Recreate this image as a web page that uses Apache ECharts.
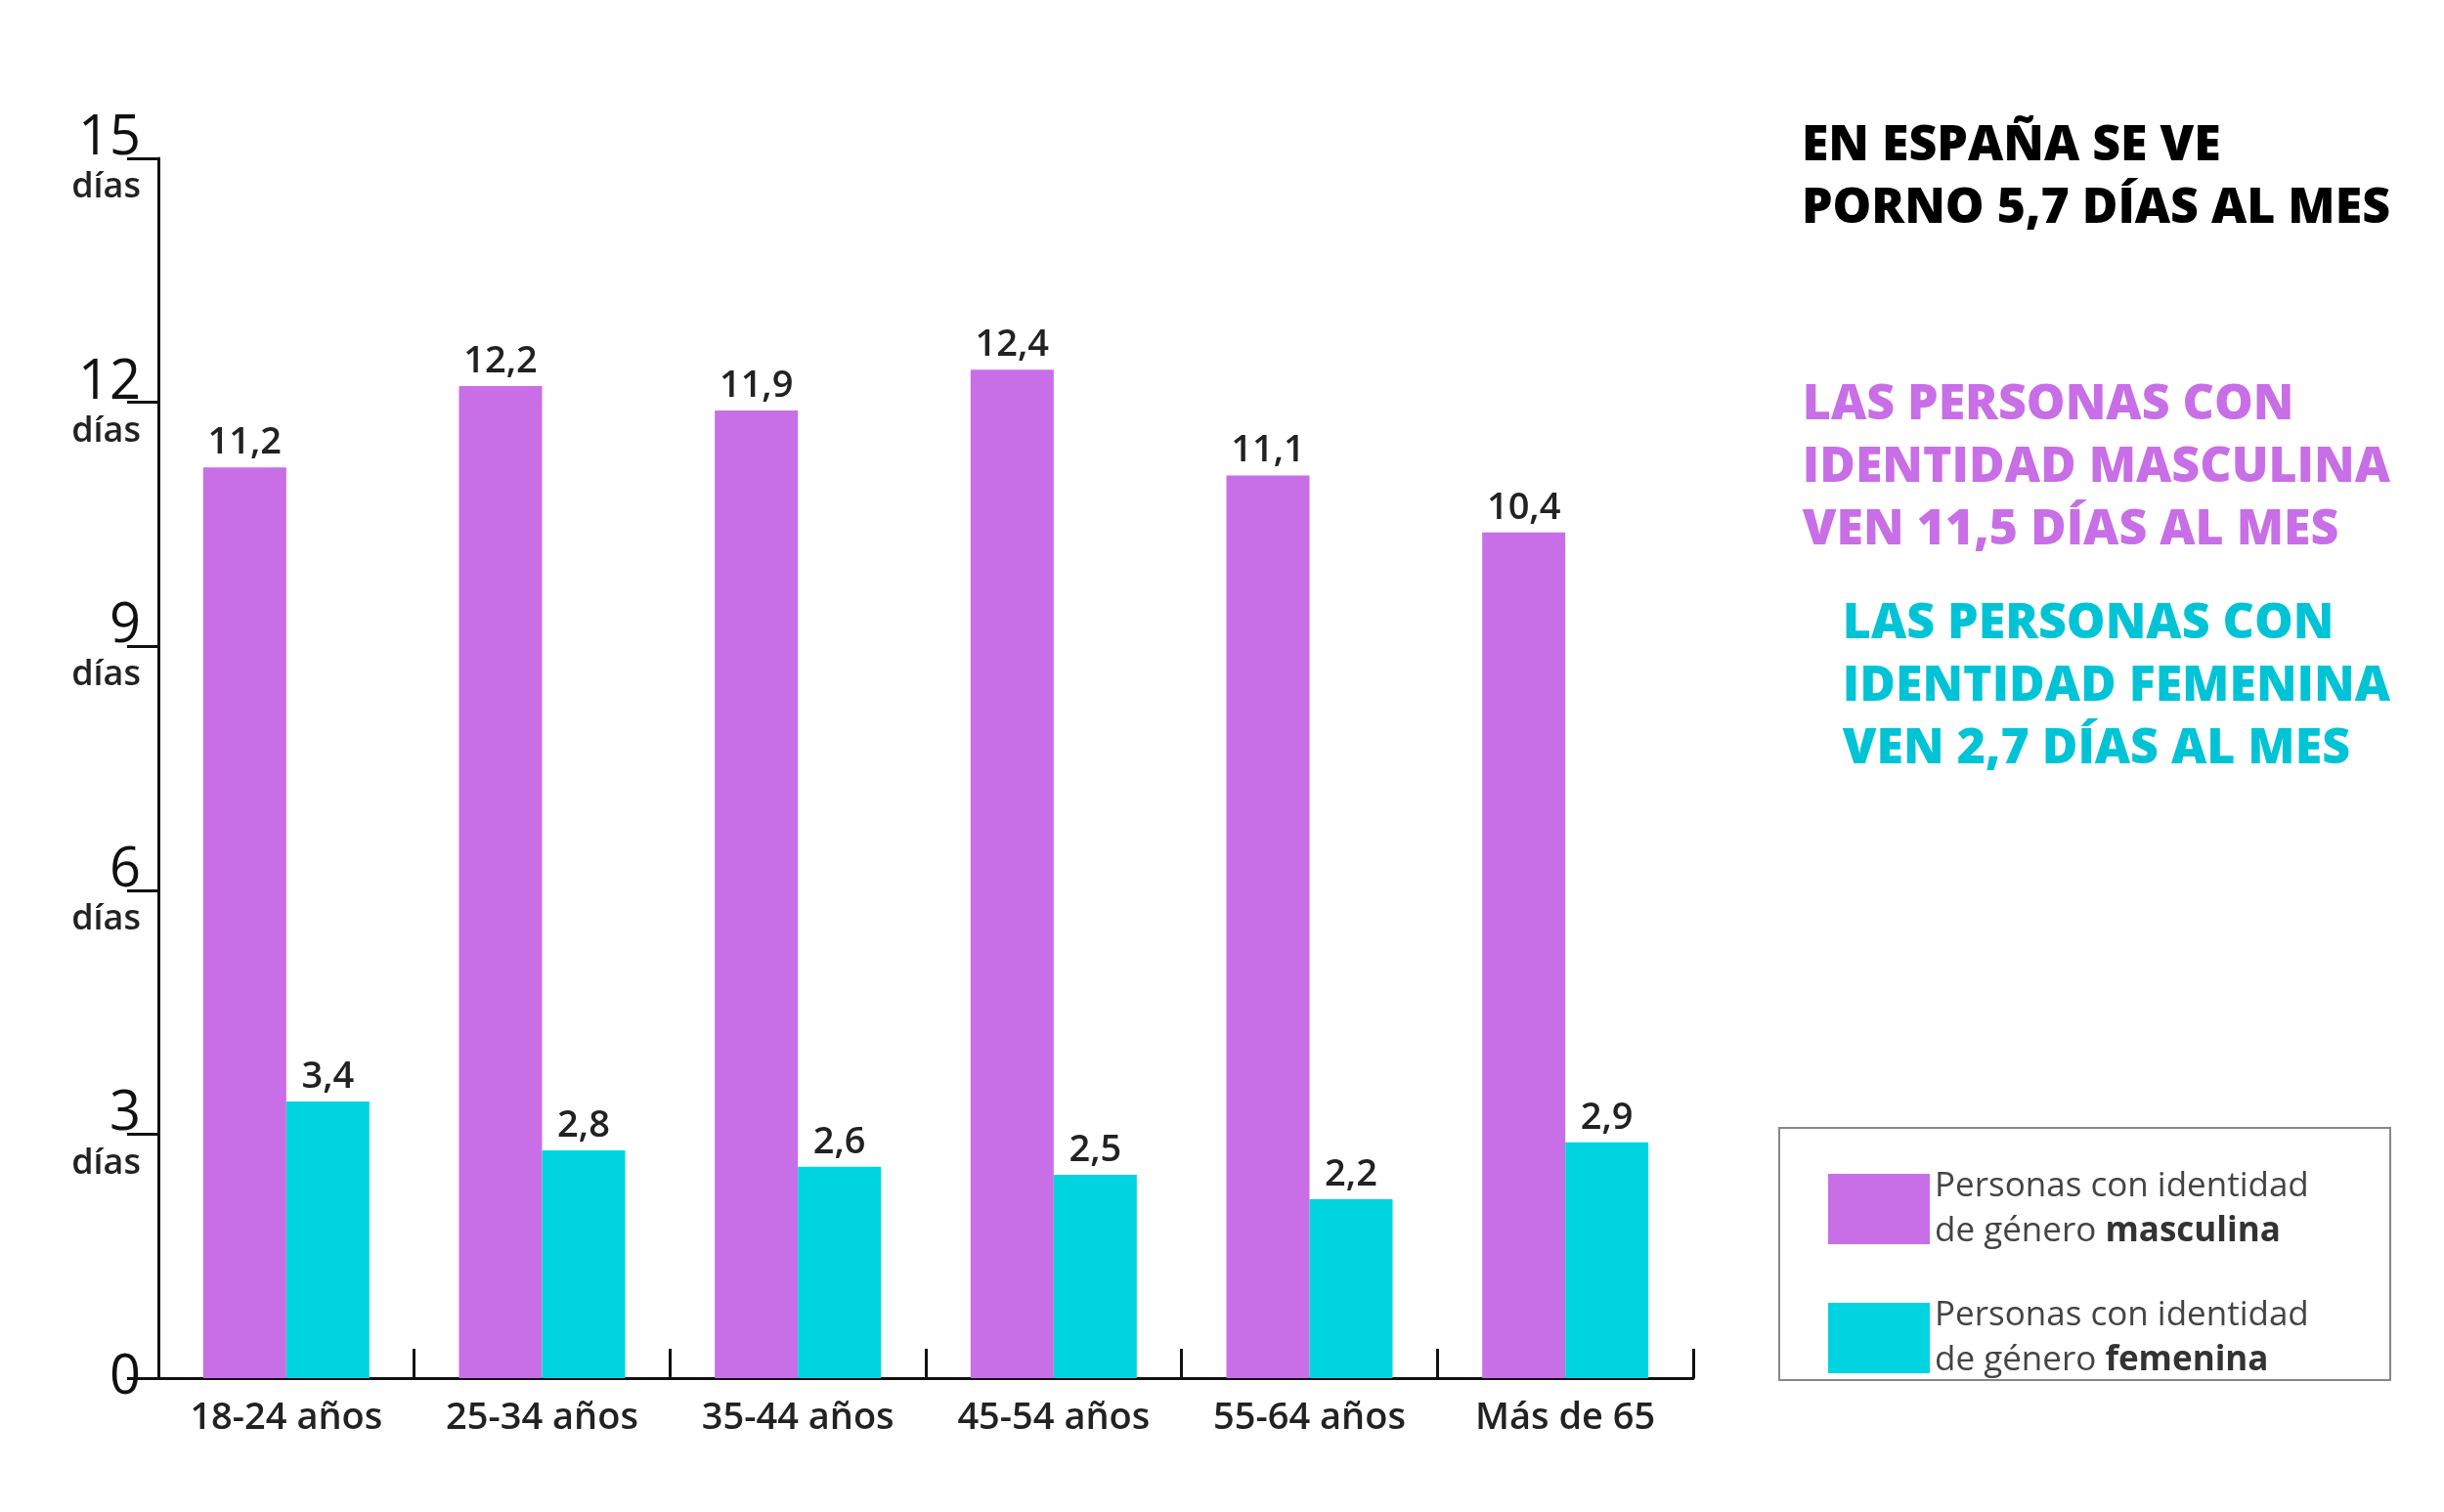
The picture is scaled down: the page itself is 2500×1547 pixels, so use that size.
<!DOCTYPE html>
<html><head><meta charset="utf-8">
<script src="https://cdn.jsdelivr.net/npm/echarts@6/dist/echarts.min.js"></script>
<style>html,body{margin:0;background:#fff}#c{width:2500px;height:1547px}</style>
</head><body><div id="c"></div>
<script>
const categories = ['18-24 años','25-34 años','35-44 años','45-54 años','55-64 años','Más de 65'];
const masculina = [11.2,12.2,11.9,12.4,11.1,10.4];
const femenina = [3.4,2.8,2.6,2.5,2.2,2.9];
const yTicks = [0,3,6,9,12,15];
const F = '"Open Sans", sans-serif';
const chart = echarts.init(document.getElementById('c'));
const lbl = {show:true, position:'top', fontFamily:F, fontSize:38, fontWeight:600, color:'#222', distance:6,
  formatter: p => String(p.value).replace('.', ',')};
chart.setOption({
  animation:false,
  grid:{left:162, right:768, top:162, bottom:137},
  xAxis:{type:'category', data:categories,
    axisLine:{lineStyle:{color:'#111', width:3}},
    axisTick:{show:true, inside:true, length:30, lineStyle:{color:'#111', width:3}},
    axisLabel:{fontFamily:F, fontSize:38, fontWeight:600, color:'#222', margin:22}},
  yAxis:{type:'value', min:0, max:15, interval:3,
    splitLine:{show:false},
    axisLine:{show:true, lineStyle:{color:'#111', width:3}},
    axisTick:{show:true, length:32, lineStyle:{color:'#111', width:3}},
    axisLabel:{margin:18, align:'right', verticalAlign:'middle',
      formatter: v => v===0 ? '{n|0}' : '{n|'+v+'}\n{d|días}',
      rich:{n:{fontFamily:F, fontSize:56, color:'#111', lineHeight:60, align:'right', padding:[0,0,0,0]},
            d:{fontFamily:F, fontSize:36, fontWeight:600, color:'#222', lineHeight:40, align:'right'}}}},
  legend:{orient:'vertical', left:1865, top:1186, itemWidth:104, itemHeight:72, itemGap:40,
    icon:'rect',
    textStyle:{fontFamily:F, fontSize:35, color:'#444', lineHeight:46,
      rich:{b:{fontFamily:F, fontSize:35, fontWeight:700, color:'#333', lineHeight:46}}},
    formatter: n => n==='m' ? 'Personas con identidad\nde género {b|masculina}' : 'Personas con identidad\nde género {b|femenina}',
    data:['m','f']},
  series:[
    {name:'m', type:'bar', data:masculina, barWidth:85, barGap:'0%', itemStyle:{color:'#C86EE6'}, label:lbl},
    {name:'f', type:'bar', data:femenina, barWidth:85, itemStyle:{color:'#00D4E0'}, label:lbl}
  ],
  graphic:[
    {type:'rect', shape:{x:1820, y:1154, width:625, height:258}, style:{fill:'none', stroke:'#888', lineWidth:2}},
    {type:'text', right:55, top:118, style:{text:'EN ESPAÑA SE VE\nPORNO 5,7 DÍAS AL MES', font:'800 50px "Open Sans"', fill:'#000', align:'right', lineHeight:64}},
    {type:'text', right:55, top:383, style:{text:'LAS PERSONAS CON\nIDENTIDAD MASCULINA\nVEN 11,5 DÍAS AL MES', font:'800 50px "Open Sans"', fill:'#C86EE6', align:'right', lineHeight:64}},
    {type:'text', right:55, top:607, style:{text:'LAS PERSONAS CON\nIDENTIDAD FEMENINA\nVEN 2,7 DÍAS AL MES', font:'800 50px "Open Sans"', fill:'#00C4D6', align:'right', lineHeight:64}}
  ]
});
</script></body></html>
++++++++++
■ The task: Reproduce each line exactly, please, except for any pictures.

■ Written response:
Recreate this image as a web page that uses Apache ECharts.
The picture is scaled down: the page itself is 2500×1547 pixels, so use that size.
<!DOCTYPE html>
<html><head><meta charset="utf-8">
<script src="https://cdn.jsdelivr.net/npm/echarts@6/dist/echarts.min.js"></script>
<style>html,body{margin:0;background:#fff}#c{width:2500px;height:1547px}</style>
</head><body><div id="c"></div>
<script>
const categories = ['18-24 años','25-34 años','35-44 años','45-54 años','55-64 años','Más de 65'];
const masculina = [11.2,12.2,11.9,12.4,11.1,10.4];
const femenina = [3.4,2.8,2.6,2.5,2.2,2.9];
const yTicks = [0,3,6,9,12,15];
const F = '"Open Sans", sans-serif';
const chart = echarts.init(document.getElementById('c'));
const lbl = {show:true, position:'top', fontFamily:F, fontSize:38, fontWeight:600, color:'#222', distance:6,
  formatter: p => String(p.value).replace('.', ',')};
chart.setOption({
  animation:false,
  grid:{left:162, right:768, top:162, bottom:137},
  xAxis:{type:'category', data:categories,
    axisLine:{lineStyle:{color:'#111', width:3}},
    axisTick:{show:true, inside:true, length:30, lineStyle:{color:'#111', width:3}},
    axisLabel:{fontFamily:F, fontSize:38, fontWeight:600, color:'#222', margin:22}},
  yAxis:{type:'value', min:0, max:15, interval:3,
    splitLine:{show:false},
    axisLine:{show:true, lineStyle:{color:'#111', width:3}},
    axisTick:{show:true, length:32, lineStyle:{color:'#111', width:3}},
    axisLabel:{margin:18, align:'right', verticalAlign:'middle',
      formatter: v => v===0 ? '{n|0}' : '{n|'+v+'}\n{d|días}',
      rich:{n:{fontFamily:F, fontSize:56, color:'#111', lineHeight:60, align:'right', padding:[0,0,0,0]},
            d:{fontFamily:F, fontSize:36, fontWeight:600, color:'#222', lineHeight:40, align:'right'}}}},
  legend:{orient:'vertical', left:1865, top:1186, itemWidth:104, itemHeight:72, itemGap:40,
    icon:'rect',
    textStyle:{fontFamily:F, fontSize:35, color:'#444', lineHeight:46,
      rich:{b:{fontFamily:F, fontSize:35, fontWeight:700, color:'#333', lineHeight:46}}},
    formatter: n => n==='m' ? 'Personas con identidad\nde género {b|masculina}' : 'Personas con identidad\nde género {b|femenina}',
    data:['m','f']},
  series:[
    {name:'m', type:'bar', data:masculina, barWidth:85, barGap:'0%', itemStyle:{color:'#C86EE6'}, label:lbl},
    {name:'f', type:'bar', data:femenina, barWidth:85, itemStyle:{color:'#00D4E0'}, label:lbl}
  ],
  graphic:[
    {type:'rect', shape:{x:1820, y:1154, width:625, height:258}, style:{fill:'none', stroke:'#888', lineWidth:2}},
    {type:'text', right:55, top:118, style:{text:'EN ESPAÑA SE VE\nPORNO 5,7 DÍAS AL MES', font:'800 50px "Open Sans"', fill:'#000', align:'right', lineHeight:64}},
    {type:'text', right:55, top:383, style:{text:'LAS PERSONAS CON\nIDENTIDAD MASCULINA\nVEN 11,5 DÍAS AL MES', font:'800 50px "Open Sans"', fill:'#C86EE6', align:'right', lineHeight:64}},
    {type:'text', right:55, top:607, style:{text:'LAS PERSONAS CON\nIDENTIDAD FEMENINA\nVEN 2,7 DÍAS AL MES', font:'800 50px "Open Sans"', fill:'#00C4D6', align:'right', lineHeight:64}}
  ]
});
</script></body></html>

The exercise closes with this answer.